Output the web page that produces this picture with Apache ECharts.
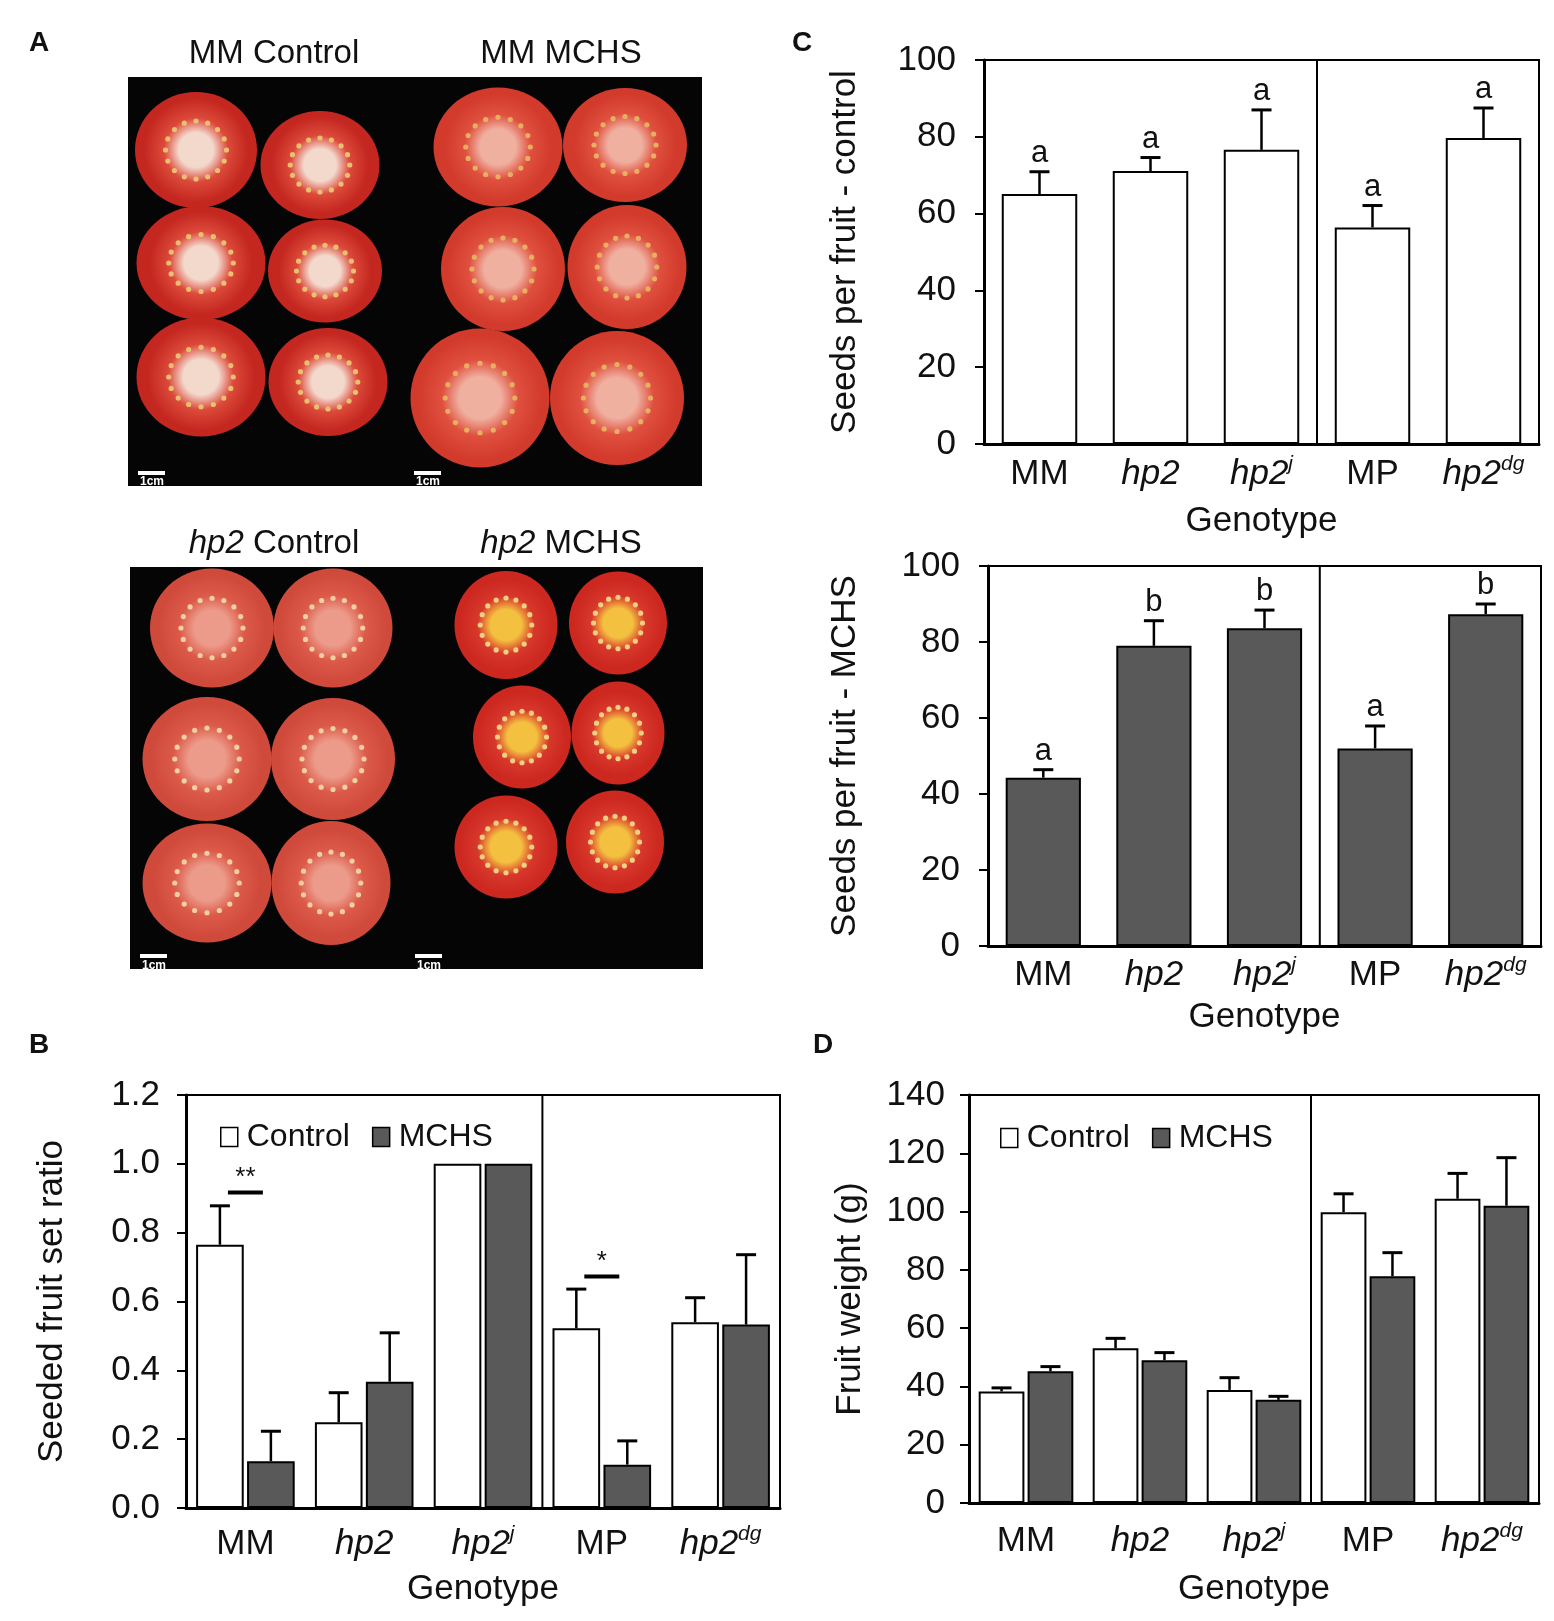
<!DOCTYPE html>
<html>
<head>
<meta charset="utf-8">
<style>
  body { margin: 0; background: #fff; }
  #main { width: 1554px; height: 1621px; }
</style>
</head>
<body>
<div id="main"></div>
<script src="https://cdn.jsdelivr.net/npm/echarts/dist/echarts.min.js"></script>
<script>
// ---- data ----
var genotypes = ['MM', 'hp2', 'hp2j', 'MP', 'hp2dg'];
var genotypeLabels = ['{n|MM}', '{i|hp2}', '{i|hp2}{s|j}', '{n|MP}', '{i|hp2}{s|dg}'];

// C - seeds per fruit
var seedsControl = [65.1, 71.1, 76.6, 56.4, 79.7];
var seedsControlErr = [5.8, 3.5, 10.4, 5.7, 7.8];
var seedsControlLetters = ['a', 'a', 'a', 'a', 'a'];
var seedsMCHS = [44.3, 79.0, 83.6, 52.0, 87.3];
var seedsMCHSErr = [2.1, 6.6, 4.8, 5.9, 2.7];
var seedsMCHSLetters = ['a', 'b', 'b', 'a', 'b'];

// B - seeded fruit set ratio
var setControl = [0.765, 0.249, 1.0, 0.522, 0.540];
var setControlErr = [0.113, 0.086, 0, 0.114, 0.071];
var setMCHS = [0.136, 0.367, 1.0, 0.126, 0.533];
var setMCHSErr = [0.087, 0.142, 0, 0.069, 0.203];
var setSignif = [[0, 0.917, '**'], [3, 0.673, '*']];

// D - fruit weight (g)
var weightControl = [38.3, 53.1, 38.8, 99.8, 104.4];
var weightControlErr = [1.2, 3.4, 4.2, 6.3, 8.7];
var weightMCHS = [45.2, 49.0, 35.4, 77.8, 102.0];
var weightMCHSErr = [1.6, 2.6, 1.2, 8.1, 16.5];

// ---- style ----
var S = 1.033;
function px(v) { return Math.round(v * S); }
var narrow = "'Liberation Sans Narrow', 'Arial Narrow', 'Liberation Sans', sans-serif";
var sans = "'Liberation Sans', Arial, sans-serif";
var DARK = '#595959';

var rich = {
  n: { fontFamily: narrow, fontSize: 35, color: '#111', lineHeight: 40 },
  i: { fontFamily: narrow, fontSize: 35, fontStyle: 'italic', color: '#111', lineHeight: 40 },
  s: { fontFamily: narrow, fontSize: 21, fontStyle: 'italic', color: '#111', lineHeight: 24, verticalAlign: 'top' }
};

var dom = document.getElementById('main');
var myChart = echarts.init(dom);

// grids: 0 = C top, 1 = C bottom, 2 = B, 3 = D
var grids = [
  { left: px(953), top: px(58), width: px(1490) - px(953), height: px(430) - px(58) },
  { left: px(956), top: px(548), width: px(1492) - px(956), height: px(916) - px(548) },
  { left: px(180), top: px(1060), width: px(755) - px(180), height: px(1460) - px(1060) },
  { left: px(938), top: px(1060), width: px(1490) - px(938), height: px(1455) - px(1060) }
];
grids.forEach(function (g) {
  g.show = true;
  g.borderColor = '#000';
  g.borderWidth = 2;
  g.containLabel = false;
});

function catAxis(gi, margin, nameGap) {
  return {
    type: 'category', gridIndex: gi, data: genotypeLabels,
    axisTick: { show: false },
    axisLine: { lineStyle: { color: '#000', width: 3 } },
    axisLabel: { margin: margin, interval: 0, rich: rich },
    name: 'Genotype', nameLocation: 'middle', nameGap: nameGap,
    nameTextStyle: { fontFamily: sans, fontSize: 35, color: '#111' }
  };
}
function hiddenAxis(gi) {
  return { type: 'value', gridIndex: gi, min: 0, max: 5, show: false, position: 'top' };
}
function valAxis(gi, max, interval, name, nameGap, margin, digits) {
  return {
    type: 'value', gridIndex: gi, min: 0, max: max, interval: interval,
    name: name, nameLocation: 'middle', nameGap: nameGap,
    nameTextStyle: { fontFamily: sans, fontSize: 35, color: '#111' },
    axisLine: { show: true, lineStyle: { color: '#000', width: 3 } },
    axisTick: { show: true, length: 9, lineStyle: { color: '#000', width: 2 } },
    splitLine: { show: false },
    axisLabel: {
      margin: margin, fontFamily: narrow, fontSize: 35, color: '#111',
      formatter: function (v) { return v.toFixed(digits); }
    }
  };
}

// error bars (upwards only) + optional letters above
function errRenderer(nBars, k, catGap, barGap, letters) {
  return function (params, api) {
    var cat = api.value(0), v = api.value(1), e = api.value(2);
    var cw = api.size([1, 0])[0];
    var bw = cw * (1 - catGap) / (nBars + (nBars - 1) * barGap);
    var total = nBars * bw + (nBars - 1) * barGap * bw;
    var off = -total / 2 + bw / 2 + k * bw * (1 + barGap);
    var base = api.coord([cat, v]);
    var top = api.coord([cat, v + e]);
    var x = base[0] + off;
    var cap = 10;
    var children = [];
    if (e > 0) {
      children.push({ type: 'line', shape: { x1: x, y1: base[1], x2: x, y2: top[1] }, style: { stroke: '#000', lineWidth: 2.5 } });
      children.push({ type: 'line', shape: { x1: x - cap, y1: top[1], x2: x + cap, y2: top[1] }, style: { stroke: '#000', lineWidth: 3 } });
    }
    if (letters) {
      children.push({
        type: 'text',
        style: { text: letters[params.dataIndex], x: x, y: top[1] - 3, align: 'center', verticalAlign: 'bottom',
                 fontFamily: narrow, fontSize: 31, fill: '#111' }
      });
    }
    return { type: 'group', children: children };
  };
}

// significance bars between the two bars of a group
function signifRenderer(catGap, barGap) {
  return function (params, api) {
    var cat = api.value(0), y = api.value(1);
    var cw = api.size([1, 0])[0];
    var bw = cw * (1 - catGap) / (2 + barGap);
    var half = bw * (1 + barGap) / 2;
    var p = api.coord([cat, y]);
    return {
      type: 'group',
      children: [
        { type: 'line', shape: { x1: p[0] - half + 8, y1: p[1], x2: p[0] + half - 8, y2: p[1] }, style: { stroke: '#000', lineWidth: 4 } },
        { type: 'text', style: { text: setSignif[params.dataIndex][2], x: p[0], y: p[1] - 2, align: 'center', verticalAlign: 'bottom',
                                 fontFamily: sans, fontSize: 26, fill: '#111' } }
      ]
    };
  };
}

function errData(vals, errs) {
  return vals.map(function (v, i) { return [i, v, errs[i]]; });
}

function divider(gi, ymax) {
  return {
    type: 'line', xAxisIndex: gi * 2 + 1, yAxisIndex: gi, data: [[3, 0], [3, ymax]],
    symbol: 'none', silent: true, lineStyle: { color: '#000', width: 2 }, z: 3
  };
}

var barBorder = { borderColor: '#000', borderWidth: 2 };
var singleGap = 0.32;
var pairCatGap = 0.17, pairBarGap = 0.07;

var series = [
  // C top
  { name: 'Seeds control', type: 'bar', xAxisIndex: 0, yAxisIndex: 0, data: seedsControl, barCategoryGap: '32%',
    itemStyle: Object.assign({ color: '#fff' }, barBorder) },
  { type: 'custom', xAxisIndex: 0, yAxisIndex: 0, data: errData(seedsControl, seedsControlErr),
    renderItem: errRenderer(1, 0, singleGap, 0, seedsControlLetters), z: 5 },
  divider(0, 100),
  // C bottom
  { name: 'Seeds MCHS', type: 'bar', xAxisIndex: 2, yAxisIndex: 1, data: seedsMCHS, barCategoryGap: '32%',
    itemStyle: Object.assign({ color: DARK }, barBorder) },
  { type: 'custom', xAxisIndex: 2, yAxisIndex: 1, data: errData(seedsMCHS, seedsMCHSErr),
    renderItem: errRenderer(1, 0, singleGap, 0, seedsMCHSLetters), z: 5 },
  divider(1, 100),
  // B
  { name: 'Control', type: 'bar', xAxisIndex: 4, yAxisIndex: 2, data: setControl, barCategoryGap: '17%', barGap: '7%',
    itemStyle: Object.assign({ color: '#fff' }, barBorder) },
  { name: 'MCHS', type: 'bar', xAxisIndex: 4, yAxisIndex: 2, data: setMCHS, barCategoryGap: '17%', barGap: '7%',
    itemStyle: Object.assign({ color: DARK }, barBorder) },
  { type: 'custom', xAxisIndex: 4, yAxisIndex: 2, data: errData(setControl, setControlErr),
    renderItem: errRenderer(2, 0, pairCatGap, pairBarGap), z: 5 },
  { type: 'custom', xAxisIndex: 4, yAxisIndex: 2, data: errData(setMCHS, setMCHSErr),
    renderItem: errRenderer(2, 1, pairCatGap, pairBarGap), z: 5 },
  { type: 'custom', xAxisIndex: 4, yAxisIndex: 2, data: setSignif.map(function (s) { return [s[0], s[1]]; }),
    renderItem: signifRenderer(pairCatGap, pairBarGap), z: 5 },
  divider(2, 1.2),
  // D
  { name: 'Control', type: 'bar', xAxisIndex: 6, yAxisIndex: 3, data: weightControl, barCategoryGap: '17%', barGap: '7%',
    itemStyle: Object.assign({ color: '#fff' }, barBorder) },
  { name: 'MCHS', type: 'bar', xAxisIndex: 6, yAxisIndex: 3, data: weightMCHS, barCategoryGap: '17%', barGap: '7%',
    itemStyle: Object.assign({ color: DARK }, barBorder) },
  { type: 'custom', xAxisIndex: 6, yAxisIndex: 3, data: errData(weightControl, weightControlErr),
    renderItem: errRenderer(2, 0, pairCatGap, pairBarGap), z: 5 },
  { type: 'custom', xAxisIndex: 6, yAxisIndex: 3, data: errData(weightMCHS, weightMCHSErr),
    renderItem: errRenderer(2, 1, pairCatGap, pairBarGap), z: 5 },
  divider(3, 140)
];

// ---- panel A: photo stand-ins ----
var photos = [
  { rect: [124, 75, 391, 470], center: '#f3d8cc', mid: '#dc4a3a', edge: '#c42720', seed: '#e8c070',
    fruits: [[190, 145, 118, 112], [310, 160, 115, 105], [195, 255, 125, 110], [315, 262, 110, 100], [195, 365, 125, 115], [318, 370, 115, 105]] },
  { rect: [391, 75, 680, 470], center: '#f0b0a0', mid: '#e0503e', edge: '#d23a2c', seed: '#e6b060',
    fruits: [[482, 142, 125, 115], [605, 140, 120, 110], [487, 260, 120, 120], [607, 258, 115, 120], [465, 385, 135, 135], [597, 385, 130, 130]] },
  { rect: [126, 549, 392, 938], center: '#ec9a8a', mid: '#dc5a4a', edge: '#d04a3c', seed: '#f0d0a0',
    fruits: [[205, 608, 120, 115], [322, 608, 115, 115], [200, 735, 125, 120], [322, 735, 120, 118], [200, 855, 125, 115], [320, 855, 115, 120]] },
  { rect: [392, 549, 681, 938], center: '#f4c040', mid: '#d8382c', edge: '#cc2820', seed: '#f0d080',
    fruits: [[490, 605, 100, 105], [598, 603, 95, 100], [505, 713, 95, 100], [598, 710, 90, 100], [490, 820, 100, 100], [595, 815, 95, 100]] }
];

var graphics = [];
photos.forEach(function (ph) {
  var r = ph.rect;
  graphics.push({ type: 'rect', shape: { x: px(r[0]), y: px(r[1]), width: px(r[2]) - px(r[0]), height: px(r[3]) - px(r[1]) },
                  style: { fill: '#050505' }, z: 1 });
  ph.fruits.forEach(function (f) {
    var cx = px(f[0]), cy = px(f[1]), rx = px(f[2]) / 2, ry = px(f[3]) / 2;
    graphics.push({ type: 'ellipse', shape: { cx: cx, cy: cy, rx: rx, ry: ry },
      style: { fill: new echarts.graphic.RadialGradient(0.5, 0.5, 0.5, [
        { offset: 0, color: ph.center }, { offset: 0.3, color: ph.center },
        { offset: 0.55, color: ph.mid }, { offset: 0.9, color: ph.edge }, { offset: 1, color: ph.edge }]) }, z: 2 });
    for (var a = 0; a < 16; a++) {
      var ang = a / 16 * Math.PI * 2;
      graphics.push({ type: 'circle', shape: { cx: cx + Math.cos(ang) * rx * 0.5, cy: cy + Math.sin(ang) * ry * 0.5, r: 2.6 },
                      style: { fill: ph.seed }, z: 3 });
    }
  });
  graphics.push({ type: 'rect', shape: { x: px(r[0] + 10), y: px(r[3] - 14), width: px(26), height: 4 }, style: { fill: '#fff' }, z: 4 });
  graphics.push({ type: 'text', style: { text: '1cm', x: px(r[0] + 23), y: px(r[3] - 9), align: 'center', verticalAlign: 'top',
                  fontFamily: narrow, fontSize: 12, fontWeight: 'bold', fill: '#fff' }, z: 4 });
});

var photoTitles = [
  ['{n|MM Control}', 265, 52], ['{n|MM MCHS}', 543, 52],
  ['{i|hp2}{n| Control}', 265, 527], ['{i|hp2}{n| MCHS}', 543, 527]
];
photoTitles.forEach(function (t) {
  graphics.push({ type: 'text', style: { text: t[0], x: px(t[1]), y: px(t[2]), align: 'center', verticalAlign: 'middle',
    rich: {
      n: { fontFamily: narrow, fontSize: 33, fill: '#111' },
      i: { fontFamily: narrow, fontSize: 33, fontStyle: 'italic', fill: '#111' }
    } }, z: 4 });
});

[['A', 38, 42], ['C', 776, 42], ['B', 38, 1012], ['D', 797, 1012]].forEach(function (l) {
  graphics.push({ type: 'text', style: { text: l[0], x: px(l[1]), y: px(l[2]), align: 'center', verticalAlign: 'middle',
    fontFamily: sans, fontWeight: 'bold', fontSize: 28, fill: '#111' }, z: 4 });
});

var legendBase = {
  data: ['Control', 'MCHS'], icon: 'rect', itemWidth: 17, itemHeight: 19, itemGap: 22,
  textStyle: { fontFamily: narrow, fontSize: 32, color: '#111', padding: [0, 0, 0, 4] },
  itemStyle: { borderColor: '#000', borderWidth: 1.5 }, selectedMode: false
};

option = {
  animation: false,
  backgroundColor: '#fff',
  grid: grids,
  xAxis: [
    catAxis(0, 10, 60), hiddenAxis(0),
    catAxis(1, 9, 54), hiddenAxis(1),
    catAxis(2, 16, 64), hiddenAxis(2),
    catAxis(3, 18, 69), hiddenAxis(3)
  ],
  yAxis: [
    valAxis(0, 100, 20, 'Seeds per fruit - control', 121, 28, 0),
    valAxis(1, 100, 20, 'Seeds per fruit - MCHS', 125, 28, 0),
    valAxis(2, 1.2, 0.2, 'Seeded fruit set ratio', 116, 26, 1),
    valAxis(3, 140, 20, 'Fruit weight (g)', 101, 24, 0)
  ],
  legend: [
    Object.assign({ left: px(208), top: px(1100) - 20 }, legendBase),
    Object.assign({ left: px(963), top: px(1101) - 20 }, legendBase)
  ],
  graphic: graphics,
  series: series
};

if (option && typeof option === 'object') {
  myChart.setOption(option, true);
}
</script>
</body>
</html>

────────────────

CHALLENGE:
Give again exactly the lines running from the beginning of the material above through the line that contains "var setSignif = [[0, 0.917, '**'], [3, 0.673, '*']];", and leave out every picture.

RESPONSE:
Output the web page that produces this picture with Apache ECharts.
<!DOCTYPE html>
<html>
<head>
<meta charset="utf-8">
<style>
  body { margin: 0; background: #fff; }
  #main { width: 1554px; height: 1621px; }
</style>
</head>
<body>
<div id="main"></div>
<script src="https://cdn.jsdelivr.net/npm/echarts/dist/echarts.min.js"></script>
<script>
// ---- data ----
var genotypes = ['MM', 'hp2', 'hp2j', 'MP', 'hp2dg'];
var genotypeLabels = ['{n|MM}', '{i|hp2}', '{i|hp2}{s|j}', '{n|MP}', '{i|hp2}{s|dg}'];

// C - seeds per fruit
var seedsControl = [65.1, 71.1, 76.6, 56.4, 79.7];
var seedsControlErr = [5.8, 3.5, 10.4, 5.7, 7.8];
var seedsControlLetters = ['a', 'a', 'a', 'a', 'a'];
var seedsMCHS = [44.3, 79.0, 83.6, 52.0, 87.3];
var seedsMCHSErr = [2.1, 6.6, 4.8, 5.9, 2.7];
var seedsMCHSLetters = ['a', 'b', 'b', 'a', 'b'];

// B - seeded fruit set ratio
var setControl = [0.765, 0.249, 1.0, 0.522, 0.540];
var setControlErr = [0.113, 0.086, 0, 0.114, 0.071];
var setMCHS = [0.136, 0.367, 1.0, 0.126, 0.533];
var setMCHSErr = [0.087, 0.142, 0, 0.069, 0.203];
var setSignif = [[0, 0.917, '**'], [3, 0.673, '*']];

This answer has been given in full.